Потому что в шестидесятые и семидесятые и в Москве, и в Питере, и в других заветных местах России мы – молодые художники и литераторы, нельзя не объединить – считали себя и свой кружок центром вселенной и то, что нам открывалось в искусстве, – самым важным для себя и самого искусства. Мы всегда были готовы объявиться, но общество, руководимое и ведомое полуграмотными начальниками или льстиво (вспомните Хрущева и Брежнева!) подыгрывающими им идеологами, на все свежее и искреннее реагировало соответственно: от «не пущать» до «врага народа». От «тунеядца» – до «психушки». Помню, поэт Борис Слуцкий говорил мне: «Вы бы, Генрих, что-нибудь историческое написали.

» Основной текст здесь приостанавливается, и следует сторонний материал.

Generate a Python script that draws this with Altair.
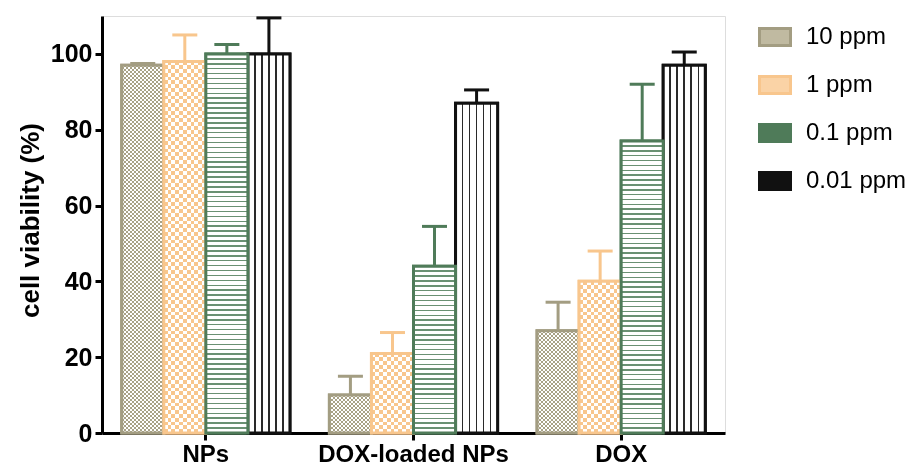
import altair as alt
import pandas as pd

groups = ["NPs", "DOX-loaded NPs", "DOX"]
concs = ["10 ppm", "1 ppm", "0.1 ppm", "0.01 ppm"]

viab_10 = [97, 10, 27]
viab_1 = [98, 21, 40]
viab_01 = [100, 44, 77]
viab_001 = [100, 87, 97]

err_10 = [0.5, 5, 7.5]
err_1 = [7, 5.5, 8]
err_01 = [2.5, 10.5, 15]
err_001 = [9.5, 3.5, 3.5]

fill_colors = ["#c0baa1", "#fad3a6", "#4f7b59", "#111111"]
stroke_colors = ["#a39d82", "#f8c68d", "#4f7b59", "#111111"]

rows = []
for gi, g in enumerate(groups):
    for c, vals, errs in zip(concs, [viab_10, viab_1, viab_01, viab_001],
                             [err_10, err_1, err_01, err_001]):
        rows.append({"group": g, "conc": c, "value": vals[gi],
                     "upper": vals[gi] + errs[gi]})
df = pd.DataFrame(rows)

W, H = 623, 417
YMAX = 110
FONT = "Liberation Sans"
BAR_W = W / 3 * 0.81 / 4

x_enc = alt.X("group:N", sort=groups,
              scale=alt.Scale(domain=groups, paddingInner=0.19, paddingOuter=0.095),
              axis=alt.Axis(title=None, labelAngle=0, labelFont=FONT, labelFontSize=24,
                            labelFontWeight="bold", labelColor="black", labelPadding=2,
                            labelLimit=0,
                            tickSize=7, tickWidth=3, tickColor="black",
                            domainColor="black", domainWidth=3, grid=False))
xo_enc = alt.XOffset("conc:N", sort=concs, scale=alt.Scale(domain=concs))
y_axis = alt.Axis(values=[0, 20, 40, 60, 80, 100], title="cell viability (%)",
                  titleFont=FONT, titleFontSize=26, titleFontWeight="bold",
                  titleColor="black", titleAngle=270, titleAlign="center",
                  titleBaseline="middle", titleX=-72, titleY=204,
                  labelFont=FONT, labelFontSize=25, labelFontWeight="bold",
                  labelColor="black", labelPadding=3, tickSize=7, tickWidth=3,
                  tickColor="black", domainColor="black", domainWidth=3, grid=False)
y_scale = alt.Scale(domain=[0, YMAX], nice=False)
y_enc = alt.Y("value:Q", scale=y_scale, axis=y_axis)

legend = alt.Legend(title=None, orient="none", legendX=656, legendY=4,
                    symbolType="M-1,-0.55H1V0.55H-1Z", symbolSize=961,
                    symbolStrokeWidth=3, symbolOpacity=1,
                    labelFont=FONT, labelFontSize=24, labelColor="black",
                    labelOffset=14, rowPadding=16, padding=0)

fill_enc = alt.Fill("conc:N", sort=concs,
                    scale=alt.Scale(domain=concs, range=fill_colors), legend=legend)
stroke_enc = alt.Stroke("conc:N", sort=concs,
                        scale=alt.Scale(domain=concs, range=stroke_colors), legend=legend)

base = alt.Chart(df)


def enc(ch):
    return ch.encode(x=x_enc, xOffset=xo_enc, y=y_enc)


def alt_stripes(n, c0, c1, horizontal):
    stops = []
    for i in range(n):
        col = c0 if i % 2 == 0 else c1
        stops.append(alt.GradientStop(offset=i / n, color=col))
        stops.append(alt.GradientStop(offset=(i + 1) / n, color=col))
    if horizontal:
        return alt.LinearGradient(gradient="linear", stops=stops, x1=0, x2=0, y1=0, y2=1)
    return alt.LinearGradient(gradient="linear", stops=stops, x1=0, x2=1, y1=0, y2=0)


bars = base.mark_bar(strokeWidth=3, strokeJoin="miter", opacity=1).encode(
    x=x_enc, xOffset=xo_enc, y=y_enc, fill=fill_enc, stroke=stroke_enc)
layers = [bars]

# checker patterns (10 ppm and 1 ppm): XOR of stripes via blend modes, then tinted
checker = [("10 ppm", viab_10, 2.0, "#a8a286", "#a39d82"),
           ("1 ppm", viab_1, 3.8, "#f8c68d", "#f8c68d")]
for conc, vals, cell, tint, edge in checker:
    nx = max(2, round(BAR_W / cell))
    layers.append(enc(base.transform_filter(alt.datum.conc == conc).mark_bar(
        fill=alt_stripes(nx, "#000000", "#ffffff", False), strokeWidth=0)))
    for gi, g in enumerate(groups):
        h = vals[gi] * H / YMAX
        ny = max(2, round(h / cell))
        layers.append(enc(base.transform_filter(
            (alt.datum.conc == conc) & (alt.datum.group == g)).mark_bar(
            fill=alt_stripes(ny, "#ffffff", "#000000", True), strokeWidth=0,
            blend="difference")))
    layers.append(enc(base.transform_filter(alt.datum.conc == conc).mark_bar(
        fill=tint, strokeWidth=0, blend="screen")))
    layers.append(enc(base.transform_filter(alt.datum.conc == conc).mark_bar(
        filled=False, stroke=edge, strokeWidth=3, strokeJoin="miter")))

# vertical stripes for 0.01 ppm bars
vstops = [alt.GradientStop(offset=0, color="white")]
half = 0.018
for k in range(1, 6):
    f = k / 6
    vstops += [alt.GradientStop(offset=f - half, color="white"),
               alt.GradientStop(offset=f - half, color="#2a2a2a"),
               alt.GradientStop(offset=f + half, color="#2a2a2a"),
               alt.GradientStop(offset=f + half, color="white")]
vstops.append(alt.GradientStop(offset=1, color="white"))
vgrad = alt.LinearGradient(gradient="linear", stops=vstops, x1=0, x2=1, y1=0, y2=0)
layers.append(enc(base.transform_filter(alt.datum.conc == "0.01 ppm").mark_bar(
    fill=vgrad, stroke="#111111", strokeWidth=3, strokeJoin="miter")))

# horizontal stripes for 0.1 ppm bars
spacing_px = 4.9
thick_px = 1.5
for gi, g in enumerate(groups):
    h = viab_01[gi] * H / YMAX
    n = max(2, round(h / spacing_px))
    t = thick_px / 2 / h
    hs = [alt.GradientStop(offset=0, color="white")]
    for k in range(1, n):
        f = k / n
        hs += [alt.GradientStop(offset=f - t, color="white"),
               alt.GradientStop(offset=f - t, color="#6a9173"),
               alt.GradientStop(offset=f + t, color="#6a9173"),
               alt.GradientStop(offset=f + t, color="white")]
    hs.append(alt.GradientStop(offset=1, color="white"))
    hgrad = alt.LinearGradient(gradient="linear", stops=hs, x1=0, x2=0, y1=0, y2=1)
    layers.append(enc(base.transform_filter(
        (alt.datum.conc == "0.1 ppm") & (alt.datum.group == g)).mark_bar(
        fill=hgrad, stroke="#4f7b59", strokeWidth=3, strokeJoin="miter")))

err = base.mark_rule(strokeWidth=3).encode(
    x=x_enc, xOffset=xo_enc, y=y_enc, y2="upper:Q", stroke=stroke_enc)
caps = base.mark_tick(filled=False, thickness=0.01, strokeWidth=3, size=22,
                      opacity=1).encode(
    x=x_enc, xOffset=xo_enc,
    y=alt.Y("upper:Q", scale=y_scale, axis=y_axis),
    stroke=stroke_enc)
layers += [err, caps]

chart = alt.layer(*layers).properties(
    width=W, height=H,
    autosize=alt.AutoSizeParams(type="none"),
    padding={"left": 94, "top": 8, "right": 183, "bottom": 36},
).configure_view(stroke="white", strokeWidth=0, strokeOpacity=0,
                 fill="white").configure(background="white")

chart.save("out.html", embed_options={"renderer": "svg", "actions": False})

Во всем, что вы пишете, чувствуется личность. А личность-то и не годится». Он и для детей мне посоветовал писать, просто отвел за руку в издательство. Отдушины были всегда. Непризнанные литераторы писали, неизвестные художники работали. Создавали будущее, то есть теперь уже настоящее. Славные имена!
Мы были молоды: были юные подруги и друзья, скудость обстановки, нищие пиры на чердаках и в подвалах, путешествия и приключения, Крым и Кавказ. Но жили мы ради того, что горело в нас и жгло изнутри и не давало нам покоя, не позволяло нам сделаться обывателями. Иного встряхнуть, как опустевшую зажигалку, – и опять теплится огонек.
За тридцать лет произошел процесс: не андеграунд стал истеблишментом, таково расхожее мнение, а богема родила художников и литераторов, которые – естественно, некоторые, стали классиками. Нормальный порядок вещей.
Поздняя «русская» богема долго сохранялась в Париже. Там талантливый и магнетический Алеша Хвостенко царил в «сквате» – заброшенной безумным хозяином фабрике неподалеку от площади Республики. В «сквате» самовольно поселились художники – и не только художники. Заперли изнутри ворота и открывали на условный стук. Но об этом надо писать отдельно.